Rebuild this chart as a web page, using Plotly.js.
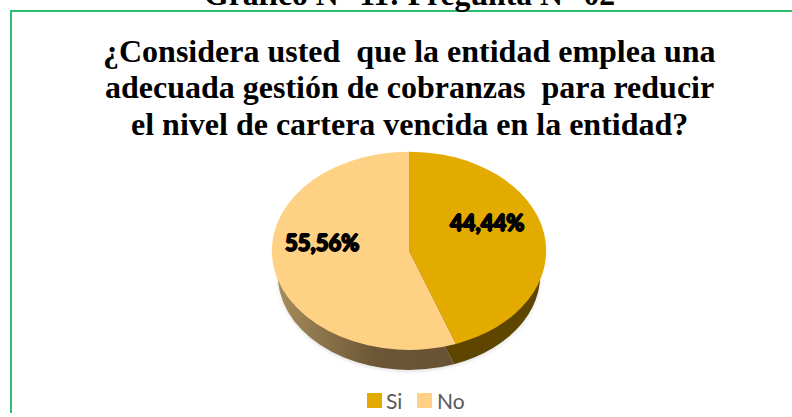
<!DOCTYPE html>
<html><head><meta charset="utf-8">
<script src="https://cdn.plot.ly/plotly-3.0.1.min.js"></script>
<style>html,body{margin:0;padding:0;background:#fff;overflow:hidden}#c{width:792px;height:417px}</style>
</head><body><div id="c"></div>
<script>
const categories = ['Si', 'No'];
const values = [44.44, 55.56];
const topColors = ['#E3AB00', '#FFD184'];
const sideColors = ['#5E4500', '#7A6440'];
const titleLines = ['¿Considera usted  que la entidad emplea una', 'adecuada gestión de cobranzas  para reducir', 'el nivel de cartera vencida en la entidad?'];
const headerText = 'Gráfico N° 11: Pregunta N° 02';
const labelText = values.map(v => v.toFixed(2).replace('.', ',') + '%');
const legendSwatchCenters = [374.5, 424.5];
const legendTextLefts = [386, 437];
const legendCenterY = 400.5;

const W = 792, H = 417;
// circular pies, flattened to ellipses after drawing
const cx = 409, cy = 252.5, rx = 137, ry = 99, sq = ry / rx, pad = 1.5;
const sideR = 131, sideCy = 277, shadowR = 131, shadowCy = 279;
const dom = (cxx, cyy, r) => ({
  x: [(cxx - r - pad) / W, (cxx + r + pad) / W],
  y: [1 - (cyy + r + pad) / H, 1 - (cyy - r - pad) / H]
});
const pie = (colors, c) => ({
  type: 'pie', labels: categories, values, sort: false, direction: 'clockwise', rotation: 0,
  textinfo: 'none', hoverinfo: 'skip', domain: c,
  marker: {colors, line: {width: 0}}
});
const data = [
  pie(['rgba(0,0,0,0.10)', 'rgba(0,0,0,0.10)'], dom(cx, shadowCy, shadowR)),
  pie(sideColors, dom(cx, sideCy, sideR)),
  pie(topColors, dom(cx, cy, rx))
];
data[2].showlegend = true; data[0].showlegend = false; data[1].showlegend = false;

const px = x => x / W, py = y => 1 - y / H;
const serif = '"Liberation Serif", serif';
const labelFont = '"Lato", sans-serif';
const labelShadow = '1px 0 0 #000, -1px 0 0 #000, 0 1px 0 #000, 0 -1px 0 #000';
const ann = (text, x, y, size, family, color, extra) => Object.assign({
  text, x: px(x), y: py(y), xref: 'paper', yref: 'paper', showarrow: false,
  xanchor: 'center', yanchor: 'middle', font: {size, family, color}
}, extra || {});
const annotations = [
  ann('<b>' + headerText + '</b>', 410, -6, 31.7, serif, '#000'),
  ann('<b>' + titleLines[0] + '</b>', 409, 51, 32, serif, '#000'),
  ann('<b>' + titleLines[1] + '</b>', 409, 88, 32, serif, '#000'),
  ann('<b>' + titleLines[2] + '</b>', 409, 125, 32, serif, '#000'),
  ann('<b>' + labelText[0] + '</b>', 486.5, 224.5, 22, labelFont, '#000'),
  ann('<b>' + labelText[1] + '</b>', 322, 245, 22, labelFont, '#000')
];
annotations[4].font.shadow = labelShadow;
annotations[5].font.shadow = labelShadow;
const layout = {
  width: W, height: H, margin: {l: 0, r: 0, t: 0, b: 0},
  paper_bgcolor: '#fff', plot_bgcolor: '#fff',
  showlegend: true,
  legend: {orientation: 'h', x: 0.52, xanchor: 'center', y: 1 - 400 / H, yanchor: 'middle',
    font: {family: labelFont, size: 21, color: '#595959'}, itemclick: false, itemwidth: 30},
  shapes: [
    {type: 'line', xref: 'paper', yref: 'paper', x0: px(11), x1: px(11), y0: 0, y1: py(11), line: {color: '#2CBF6F', width: 2}},
    {type: 'line', xref: 'paper', yref: 'paper', x0: px(10), x1: 1, y0: py(11), y1: py(11), line: {color: '#2CBF6F', width: 2}}
  ],
  annotations
};
Plotly.newPlot('c', data, layout, {displayModeBar: false, staticPlot: true}).then(gd => {
  const svg = gd.querySelector('.main-svg');
  const ns = 'http://www.w3.org/2000/svg';
  const defs = svg.querySelector('defs') || svg.insertBefore(document.createElementNS(ns, 'defs'), svg.firstChild);
  const g = document.createElementNS(ns, 'linearGradient');
  g.id = 'sideNo';
  [[0, '#A68D5C'], [0.55, '#6C5636'], [1, '#675235']].forEach(([o, c]) => {
    const s = document.createElementNS(ns, 'stop');
    s.setAttribute('offset', o); s.setAttribute('stop-color', c); g.appendChild(s);
  });
  defs.appendChild(g);
  const traces = gd.querySelectorAll('.pielayer .trace');
  traces.forEach((t, i) => {
    const ty = [shadowCy, sideCy, cy][i];
    t.setAttribute('transform', `translate(0,${ty}) scale(1,${sq}) translate(0,${-ty})`);
  });
  traces[1].querySelectorAll('path.surface')[1].style.fill = 'url(#sideNo)';
  traces[0].style.filter = 'blur(2px)';
  gd.querySelectorAll('.legend .traces').forEach((item, i) => {
    const sw = item.querySelector('.legendpie');
    const tx = item.querySelector('.legendtext');
    sw.setAttribute('transform', (sw.getAttribute('transform') || '') + ' scale(1.25)');
    const r = sw.getBoundingClientRect();
    const dx = legendSwatchCenters[i] - (r.left + r.width / 2);
    const dy = legendCenterY - (r.top + r.height / 2);
    const m = /translate\(([-\d.]+)[ ,]+([-\d.]+)\)/.exec(item.getAttribute('transform'));
    item.setAttribute('transform', `translate(${+m[1] + dx},${+m[2] + dy})`);
    const t = tx.getBoundingClientRect();
    tx.setAttribute('x', +tx.getAttribute('x') + legendTextLefts[i] - t.left);
    tx.querySelectorAll('tspan').forEach(s => s.hasAttribute('x') && s.setAttribute('x', tx.getAttribute('x')));
  });
});
</script></body></html>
⁂
== What you should do ==
From the top of the listing above, repeat each line exactly until you reach the line containing "const legendCenterY = 400.5;", and repeat that one too. Leave the pictures out.

== In response ==
Rebuild this chart as a web page, using Plotly.js.
<!DOCTYPE html>
<html><head><meta charset="utf-8">
<script src="https://cdn.plot.ly/plotly-3.0.1.min.js"></script>
<style>html,body{margin:0;padding:0;background:#fff;overflow:hidden}#c{width:792px;height:417px}</style>
</head><body><div id="c"></div>
<script>
const categories = ['Si', 'No'];
const values = [44.44, 55.56];
const topColors = ['#E3AB00', '#FFD184'];
const sideColors = ['#5E4500', '#7A6440'];
const titleLines = ['¿Considera usted  que la entidad emplea una', 'adecuada gestión de cobranzas  para reducir', 'el nivel de cartera vencida en la entidad?'];
const headerText = 'Gráfico N° 11: Pregunta N° 02';
const labelText = values.map(v => v.toFixed(2).replace('.', ',') + '%');
const legendSwatchCenters = [374.5, 424.5];
const legendTextLefts = [386, 437];
const legendCenterY = 400.5;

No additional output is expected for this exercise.